Honorable mention was made at the 25th Anniversary of the Congregation of the faithful service rendered by one of its members during the first twenty-five years of its history, namely, that of Mr. John Dirks, who was one of the founders of the Congregation and served the same as Secretary for twenty-two years and in other offices for the other years.
The Silver Jubilee Booklet also contained a picture of its oldest member at the time, namely that of Mrs. Mary Bruns, whose family the village of Brunsville was named after.
The second half of the 50 year life of St. Peter Congregation began in 1942. Pastor H. Flentje had served the Congregation two years by that time. World War II was raging at the time and many of the young men of the Congregation were in the armed services. The welfare of these men was of great concern to the Pastor, who referred to them affectionately as "my boys." They in turn felt very close to their pastor.
Pastor Flentje's health began failing during his ministry at St. Peter's and he passed away in April of 1946. His was a fruitful ministry in a parish he loved and it made a decided change in the attitude and the mood of the people. During the depression years the outlook had been one of pessimism and apathy in the face of a declining membership and waning program. Pastor Flentje's optimism and strong leadership gave the congregation much needed courage and vitality which is evident even to this day.
Rev. Elmer Jacobs of Merrill was asked to serve the congregation for the period following the death of Pastor Flentje. He served until 1947 when Pastor A. F. Zenk was called. Under his ministry there was again a period of progress. The congregation gradually grew and eventually there began to develop a feeling of an increasing need for larger facilities, particularly in the Sunday School. Discussions were held concerning this and in 1955 they were ready to build. Ground was broken that year for a new brick structure, greatly enlarging the worship area and providing space for Sunday School classrooms. The cost of the new church was about $55,000.00, which was fully paid within four years of its construction. There were numerous gifts from members of the congregation and friends in the community which were used in constructing the new church edifice. Ground for church was donated by Henry J. Harms. The Men's Brotherhood conducted a cooperative farming venture which resulted in a sum of $15,000.00 for the building fund. It is also remembered with gratitude by the congregation that Pastor A. F. Zenk made a substantial contribution through his acceptance of a nominal salary during these struggling years, at a great personal sacrifice to himself and his family. This self-denial cannot be measured in dollars and cents, but it is doubtful that as much could have been accomplished without it. Several years following his retirement, the congregation was especially happy to participate in the observance of the 50th Anniversary of Pastor Zenk's ordination and help him to celebrate that significant occasion, expressing a measure of their appreciation and esteem for his steadfast devotion and untiring efforts in behalf of this "his Church.'" Thus the church was built through the love, enthusiasm, gifts and sacrifices of pastor and parishioners and friends of the congregation. Dedication services were held May 27, 1956, and mortgage-burning ceremonies were held in May of 1960.

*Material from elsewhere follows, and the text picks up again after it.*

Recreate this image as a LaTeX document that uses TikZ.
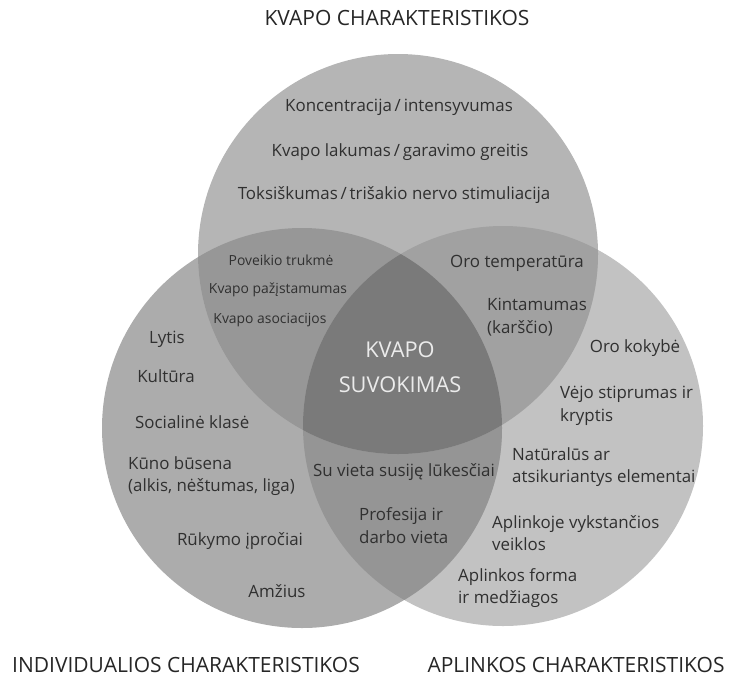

In the year 1958 an important step was taken in the life of the congregation. Up to this time the congregation had maintained itself as a one point parish. Now, however, it was beginning to feel the pressure of an economic trend that was sweeping across all of rural America, namely, larger farms and fewer farmers. This had its effect on the church in terms of necessary consolidations and realignment. St. Peter was no exception here. So, in 1958, under the leadership of Pastor E. E. Senst, a merger was brought about with the St. Paul Lutheran Church of Johnson Township which he was serving at the time. Now a two-point parish was organized with each one sharing the cost of operation. They maintained separate worship services, Sunday School, Women's organizations, and Brotherhoods as previously, but united their Luther Leagues and Confirmation classes under one and have continued this practice up to the present time. Pastor Senst continued to serve and guide this newly organized parish for the most part of its first year. On Dec. 1, 1958 he resigned his post and yielded it to a young man who was soon to be called.
Rev. Cyril Jandrey was called before the end of the year in 1958 and, upon his acceptance of the Call, became the first active, full-time resident pastor of the parish. His was the task of guiding the two congregations in a united service in Kingdom ministries. The Luther League, working now as one, took on new interest and zeal as they planned with their pastor devotional programs, outings, Bible camping and conventions. A goodly delegation of young people of the parish attended the International Luther League Convention in Miami in 1960.